Awhile back, I hosted a beautiful sermon by the Rev. Erin Phillips on the Syrophoenician Woman and the Syrian refugee crisis.
Now, several months later, I am even more honored to share the amazing, faithful, incarnated work she and Mennonite pastor Ryan Dueck have been doing in their small town of Lethbridge.
Soon, the town will have welcomed 300 Syrian refugees, thanks to an incredible partnership and a town willing to come together for the good of humanity.
Erin explained to me that private sponsorship groups, working with government and non-governmental agencies to bring Syrian refugees to the town, are made up of Muslim, Christian, Jewish, Buddhist, and folks of no faith at all.
“The group I’m a part of started as five groups — three Anglican churches, the university and a group of doctors — now is one group,” Erin said. “We’ve become friends as we work together and the network of support keeps growing.”
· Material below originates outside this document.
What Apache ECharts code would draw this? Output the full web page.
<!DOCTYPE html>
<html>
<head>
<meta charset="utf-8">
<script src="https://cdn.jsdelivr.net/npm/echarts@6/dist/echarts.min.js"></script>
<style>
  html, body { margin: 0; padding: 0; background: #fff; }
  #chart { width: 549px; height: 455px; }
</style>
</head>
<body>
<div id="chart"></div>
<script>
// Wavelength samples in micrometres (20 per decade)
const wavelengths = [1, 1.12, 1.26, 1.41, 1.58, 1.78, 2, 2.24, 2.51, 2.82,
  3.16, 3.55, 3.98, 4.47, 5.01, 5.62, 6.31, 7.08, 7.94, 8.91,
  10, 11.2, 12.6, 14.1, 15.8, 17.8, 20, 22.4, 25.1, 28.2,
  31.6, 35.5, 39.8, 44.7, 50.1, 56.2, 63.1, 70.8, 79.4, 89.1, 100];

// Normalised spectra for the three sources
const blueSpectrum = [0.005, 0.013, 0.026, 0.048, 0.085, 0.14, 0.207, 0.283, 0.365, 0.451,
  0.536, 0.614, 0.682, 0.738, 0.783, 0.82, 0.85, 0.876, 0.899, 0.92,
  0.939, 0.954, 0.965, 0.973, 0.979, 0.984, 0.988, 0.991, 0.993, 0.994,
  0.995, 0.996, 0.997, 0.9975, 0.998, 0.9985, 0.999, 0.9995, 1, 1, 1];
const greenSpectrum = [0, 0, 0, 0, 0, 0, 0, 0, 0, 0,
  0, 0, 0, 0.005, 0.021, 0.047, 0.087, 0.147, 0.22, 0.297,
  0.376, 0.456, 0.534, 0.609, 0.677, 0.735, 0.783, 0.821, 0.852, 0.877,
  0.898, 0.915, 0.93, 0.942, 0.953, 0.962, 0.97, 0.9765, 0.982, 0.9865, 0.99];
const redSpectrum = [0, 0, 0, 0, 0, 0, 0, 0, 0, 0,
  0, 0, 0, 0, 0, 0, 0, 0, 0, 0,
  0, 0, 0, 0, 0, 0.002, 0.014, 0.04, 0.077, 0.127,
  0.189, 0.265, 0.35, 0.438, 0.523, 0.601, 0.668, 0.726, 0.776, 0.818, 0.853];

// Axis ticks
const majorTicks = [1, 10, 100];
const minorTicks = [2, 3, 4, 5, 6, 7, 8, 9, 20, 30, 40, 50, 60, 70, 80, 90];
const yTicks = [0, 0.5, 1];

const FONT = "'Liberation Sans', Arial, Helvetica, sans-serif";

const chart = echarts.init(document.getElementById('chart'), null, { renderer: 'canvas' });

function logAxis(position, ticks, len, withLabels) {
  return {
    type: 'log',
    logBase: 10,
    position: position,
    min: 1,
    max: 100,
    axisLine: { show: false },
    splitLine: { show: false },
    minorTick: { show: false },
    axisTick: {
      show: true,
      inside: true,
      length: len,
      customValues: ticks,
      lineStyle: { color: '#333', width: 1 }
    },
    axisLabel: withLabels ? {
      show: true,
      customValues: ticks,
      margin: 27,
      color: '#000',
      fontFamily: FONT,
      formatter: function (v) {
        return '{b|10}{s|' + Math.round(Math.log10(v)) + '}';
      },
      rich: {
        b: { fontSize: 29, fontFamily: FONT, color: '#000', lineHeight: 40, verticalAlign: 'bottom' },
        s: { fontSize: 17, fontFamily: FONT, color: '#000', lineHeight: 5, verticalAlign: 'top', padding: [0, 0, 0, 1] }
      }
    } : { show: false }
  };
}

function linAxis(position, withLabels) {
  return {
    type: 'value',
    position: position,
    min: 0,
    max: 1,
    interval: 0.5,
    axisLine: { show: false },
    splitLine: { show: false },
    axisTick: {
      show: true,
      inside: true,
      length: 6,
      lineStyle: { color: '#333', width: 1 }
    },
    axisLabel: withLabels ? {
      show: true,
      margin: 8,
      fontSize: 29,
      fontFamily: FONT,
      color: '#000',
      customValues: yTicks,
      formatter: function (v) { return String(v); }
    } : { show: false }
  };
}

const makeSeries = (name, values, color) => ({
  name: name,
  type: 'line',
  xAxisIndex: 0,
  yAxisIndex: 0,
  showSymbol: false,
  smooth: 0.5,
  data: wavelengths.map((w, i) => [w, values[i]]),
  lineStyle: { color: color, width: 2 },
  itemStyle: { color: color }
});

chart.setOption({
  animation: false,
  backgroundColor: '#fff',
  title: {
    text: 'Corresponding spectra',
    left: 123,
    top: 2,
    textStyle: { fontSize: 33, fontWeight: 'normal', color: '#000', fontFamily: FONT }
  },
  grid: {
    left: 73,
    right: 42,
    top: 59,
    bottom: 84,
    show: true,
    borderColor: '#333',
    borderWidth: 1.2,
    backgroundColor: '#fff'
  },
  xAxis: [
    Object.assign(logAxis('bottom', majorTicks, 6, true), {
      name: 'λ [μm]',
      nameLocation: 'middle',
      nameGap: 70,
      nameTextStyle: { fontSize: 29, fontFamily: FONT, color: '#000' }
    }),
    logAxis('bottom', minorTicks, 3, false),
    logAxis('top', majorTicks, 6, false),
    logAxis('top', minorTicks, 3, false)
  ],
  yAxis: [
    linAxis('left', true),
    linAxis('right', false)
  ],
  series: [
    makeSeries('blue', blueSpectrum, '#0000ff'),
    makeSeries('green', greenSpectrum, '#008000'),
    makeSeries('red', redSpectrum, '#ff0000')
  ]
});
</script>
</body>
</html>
Ryan and Erin also serve on Lethbridge’s steering committee and she says she has watched people from so many different sectors — education, health, policing, EMS, housing — all working together to make this work. Even the mayor, Chris Spearman, showed up at the airport at midnight to welcome families.
“Lethbridge welcomes usually 70 refugees a year to the city and in two months welcomed more than that many Syrians while still welcoming other folks,” Erin added. “It is quite incredible to see.”
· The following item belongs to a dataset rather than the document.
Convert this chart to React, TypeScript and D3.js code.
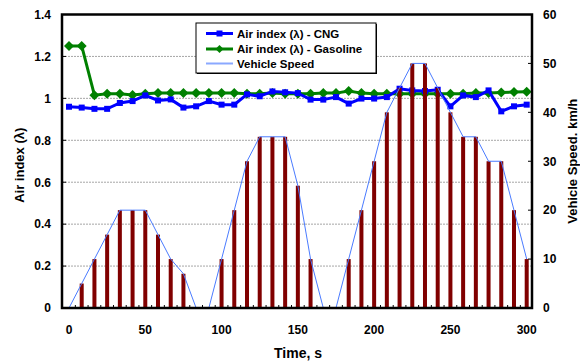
import React from "react";
import * as d3 from "d3";

const times = [0, 8.33, 16.67, 25, 33.33, 41.67, 50, 58.33, 66.67, 75, 83.33, 91.67, 100, 108.33, 116.67, 125, 133.33, 141.67, 150, 158.33, 166.67, 175, 183.33, 191.67, 200, 208.33, 216.67, 225, 233.33, 241.67, 250, 258.33, 266.67, 275, 283.33, 291.67, 300];
const speed = [0, 5, 10, 15, 20, 20, 20, 15, 10, 7, 0, 0, 10, 20, 30, 35, 35, 35, 25, 10, 0, 0, 10, 20, 30, 40, 45, 50, 50, 45, 40, 35, 35, 30, 30, 20, 10];
const cng = [0.96, 0.956, 0.95, 0.95, 0.978, 0.987, 1.014, 0.99, 0.995, 0.956, 0.962, 0.987, 0.97, 0.97, 1.019, 1.01, 1.033, 1.029, 1.025, 0.994, 0.994, 1.006, 0.975, 0.999, 0.999, 1.006, 1.046, 1.038, 1.035, 1.041, 0.962, 1.014, 1.006, 1.038, 0.938, 0.962, 0.97];
const gasoline = [1.25, 1.25, 1.015, 1.022, 1.022, 1.016, 1.022, 1.025, 1.025, 1.025, 1.025, 1.025, 1.025, 1.025, 1.022, 1.022, 1.025, 1.022, 1.022, 1.022, 1.025, 1.025, 1.035, 1.025, 1.022, 1.022, 1.022, 1.022, 1.022, 1.022, 1.022, 1.022, 1.025, 1.025, 1.028, 1.03, 1.032];
const leftTicks = [0, 0.2, 0.4, 0.6, 0.8, 1, 1.2, 1.4];
const rightTicks = [0, 10, 20, 30, 40, 50, 60];
const xTicks = [0, 50, 100, 150, 200, 250, 300];
const legendLabels = ["Air index (\u03bb) - CNG", "Air index (\u03bb) - Gasoline", "Vehicle Speed"];

const W = 580, H = 363;
const frame = { left: 62, right: 532, top: 14.5, bottom: 308 };
const FONT = "'Liberation Sans', Arial, sans-serif";
const BLUE = "#0000ff", GREEN = "#008000", RED = "#800000", SPEED = "#4a7bff";

export default function App() {
  const x = d3.scaleLinear().domain([0, 300]).range([69, 526.7]);
  const yL = d3.scaleLinear().domain([0, 1.4]).range([frame.bottom, frame.top]);
  const yR = d3.scaleLinear().domain([0, 60]).range([frame.bottom, frame.top]);

  const lineL = (vals: number[]) =>
    d3.line<number>().x((_, i) => x(times[i])).y((d) => yL(d))(vals) || "";
  const speedLine = d3.line<number>().x((_, i) => x(times[i])).y((d) => yR(d))(speed) || "";

  const diamond = (cx: number, cy: number, r: number) =>
    `M${cx},${cy - r}L${cx + r},${cy}L${cx},${cy + r}L${cx - r},${cy}Z`;

  const midTicks = times.slice(0, -1).map((t, i) => (t + times[i + 1]) / 2);

  const lg = { x: 196, y: 23, w: 180, h: 50 };
  const rowY = [33.5, 49, 63.5];

  return (
    <div style={{ position: "fixed", left: 0, top: 0 }}>
      <svg width={W} height={H} style={{ display: "block", background: "#fff" }} fontFamily={FONT} fontWeight="bold">
        {/* gridlines */}
        {leftTicks.filter((t) => t > 0 && t < 1.4).map((t) => (
          <line key={"g" + t} x1={frame.left} x2={frame.right} y1={yL(t)} y2={yL(t)} stroke="#a6a6a6" strokeWidth={1} strokeDasharray="2 1" />
        ))}

        {/* air index lines */}
        <path d={lineL(gasoline)} fill="none" stroke={GREEN} strokeWidth={3} />
        {gasoline.map((v, i) => (
          <path key={"gm" + i} d={diamond(x(times[i]), yL(v), 5)} fill={GREEN} />
        ))}
        <path d={lineL(cng)} fill="none" stroke={BLUE} strokeWidth={3} />
        {cng.map((v, i) => (
          <rect key={"cm" + i} x={x(times[i]) - 3} y={yL(v) - 3} width={6} height={6} fill={BLUE} />
        ))}

        {/* speed bars */}
        {speed.map((v, i) => (v > 0 ? (
          <rect key={"b" + i} x={x(times[i]) - 2} y={yR(v)} width={4} height={yR(0) - yR(v)} fill={RED} />
        ) : null))}
        <path d={speedLine} fill="none" stroke={SPEED} strokeWidth={1} />

        {/* frame */}
        <rect x={frame.left} y={frame.top} width={frame.right - frame.left} height={frame.bottom - frame.top} fill="none" stroke="#000" strokeWidth={2.5} />

        {/* left ticks */}
        {leftTicks.map((t) => (
          <g key={"l" + t}>
            <line x1={frame.left} x2={frame.left + 4} y1={yL(t)} y2={yL(t)} stroke="#000" strokeWidth={1} />
            <text x={51} y={yL(t) + 4.3} textAnchor="end" fontSize={12}>{String(t)}</text>
          </g>
        ))}
        {/* right ticks */}
        {rightTicks.map((t) => (
          <g key={"r" + t}>
            <line x1={frame.right - 4} x2={frame.right} y1={yR(t)} y2={yR(t)} stroke="#000" strokeWidth={1} />
            <text x={543} y={yR(t) + 4.3} textAnchor="start" fontSize={12}>{String(t)}</text>
          </g>
        ))}
        {/* bottom ticks */}
        {midTicks.map((t, i) => (
          <line key={"m" + i} x1={x(t)} x2={x(t)} y1={frame.bottom} y2={frame.bottom - 3} stroke="#000" strokeWidth={1} />
        ))}
        {xTicks.map((t) => (
          <text key={"x" + t} x={x(t)} y={333.5} textAnchor="middle" fontSize={12}>{String(t)}</text>
        ))}

        {/* axis titles */}
        <text x={298} y={358} textAnchor="middle" fontSize={14}>Time, s</text>
        <text transform={`translate(24,${(frame.top + frame.bottom) / 2 + 4}) rotate(-90)`} textAnchor="middle" fontSize={13}>Air index (λ)</text>
        <text transform={`translate(577,${(frame.top + frame.bottom) / 2}) rotate(-90)`} textAnchor="middle" fontSize={13}>Vehicle Speed. km/h</text>

        {/* legend */}
        <rect x={lg.x + 1} y={lg.y + 1} width={lg.w} height={lg.h} fill="#000" />
        <rect x={lg.x} y={lg.y} width={lg.w} height={lg.h} fill="#fff" stroke="#000" strokeWidth={1} />
        <line x1={206} x2={233} y1={rowY[0]} y2={rowY[0]} stroke={BLUE} strokeWidth={3} />
        <rect x={219.5 - 3} y={rowY[0] - 3} width={6} height={6} fill={BLUE} />
        <line x1={206} x2={233} y1={rowY[1]} y2={rowY[1]} stroke={GREEN} strokeWidth={3} />
        <path d={diamond(219.5, rowY[1], 4)} fill={GREEN} />
        <line x1={206} x2={233} y1={rowY[2]} y2={rowY[2]} stroke="#8aa8ff" strokeWidth={2} />
        {legendLabels.map((l, i) => (
          <text key={l} x={237} y={rowY[i] + 4} fontSize={11.5}>{l}</text>
        ))}
      </svg>
    </div>
  );
}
This is the kind of crisis literally solved by hospitality, love, and welcoming the other. Y’know, all that stuff Jesus talked about so much.
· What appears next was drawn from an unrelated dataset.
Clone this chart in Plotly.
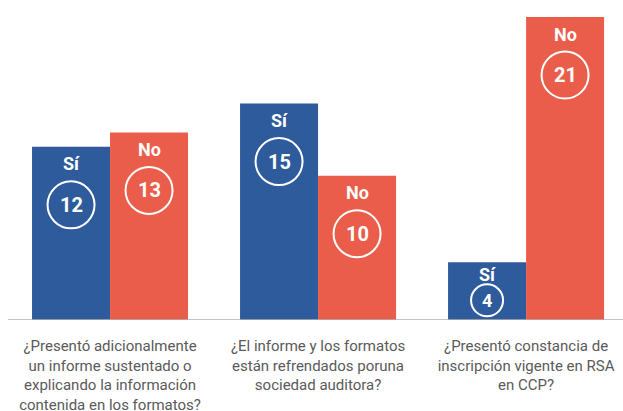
import plotly.graph_objects as go

categories = [
    "¿Presentó adicionalmente<br>un informe sustentado o<br>explicando la información<br>contenida en los formatos?",
    "¿El informe y los formatos<br>están refrendados poruna<br>sociedad auditora?",
    "¿Presentó constancia de<br>inscripción vigente en RSA<br>en CCP?",
]
si_values = [12, 15, 4]
no_values = [13, 10, 21]
series_names = ["Sí", "No"]

BLUE = "#2d5b9c"
RED = "#ea5d4b"
BAR_W = 0.375

fig = go.Figure()
x_idx = list(range(len(categories)))
for name, vals, color, off in [(series_names[0], si_values, BLUE, -BAR_W),
                               (series_names[1], no_values, RED, 0.0)]:
    fig.add_trace(go.Bar(
        x=x_idx, y=vals, width=BAR_W, offset=off,
        marker=dict(color=color, line=dict(width=0)),
        name=name, hoverinfo="skip", showlegend=False,
    ))

annotations = []
shapes = []
for name, vals, shift in [(series_names[0], si_values, -BAR_W / 2),
                          (series_names[1], no_values, BAR_W / 2)]:
    for i, v in enumerate(vals):
        cx = i + shift
        compact = v < 6
        name_off = 12 if compact else 17
        circ_off = 38 if compact else 58
        diam = 32 if compact else 47
        fsize = 18 if compact else 20
        annotations.append(dict(
            x=cx, y=v, xref="x", yref="y", text="<b>%s</b>" % name,
            showarrow=False, yshift=-name_off, yanchor="middle",
            font=dict(family="Roboto", size=18, color="white"),
        ))
        annotations.append(dict(
            x=cx, y=v, xref="x", yref="y", text="<b>%d</b>" % v,
            showarrow=False, yshift=-circ_off, yanchor="middle",
            font=dict(family="Roboto", size=fsize, color="white"),
        ))
        r = diam / 2
        shapes.append(dict(
            type="circle", xref="x", yref="y",
            xsizemode="pixel", ysizemode="pixel",
            xanchor=cx, yanchor=v,
            x0=-r, x1=r, y0=-circ_off - r, y1=-circ_off + r,
            line=dict(color="white", width=2),
        ))

shapes.append(dict(type="line", xref="paper", yref="y", x0=8 / 623, x1=1,
                   y0=0, y1=0, line=dict(color="#b0b0b0", width=1.5)))

fig.update_layout(
    width=623, height=411,
    margin=dict(l=0, r=0, t=17, b=91, autoexpand=False),
    paper_bgcolor="white", plot_bgcolor="white",
    barmode="overlay",
    annotations=annotations, shapes=shapes,
    xaxis=dict(
        tickmode="array", tickvals=x_idx, ticktext=categories,
        range=[-0.529, 2.466], showgrid=False, zeroline=False, showline=False,
        ticks="", ticklabelstandoff=15, automargin=False,
        tickfont=dict(family="Roboto", size=15, color="#5a5a5a"),
    ),
    yaxis=dict(range=[0, 21], visible=False, showgrid=False, zeroline=False,
               automargin=False),
)

fig.write_html(
    "out.html",
    config={"displayModeBar": False},
    post_script="document.body.style.margin='0';document.body.style.overflow='hidden';",
)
This is what the social, political, and theological witness of the church looks like.
“A few minutes later, Erin bursts through the door carrying locally roasted bags of coffee in one hand and ice skates in the other. “We’re going to turn these boys into Canadians yet,” she says about Muna’s nephews.
She flashes a smile the breadth of her entire face and announces Muna’s family will start arriving in two days. The scenes in Muna’s dreams are at long last unfolding.”
I believe, without a shadow of doubt, that Muna’s dreams are also God’s dreams.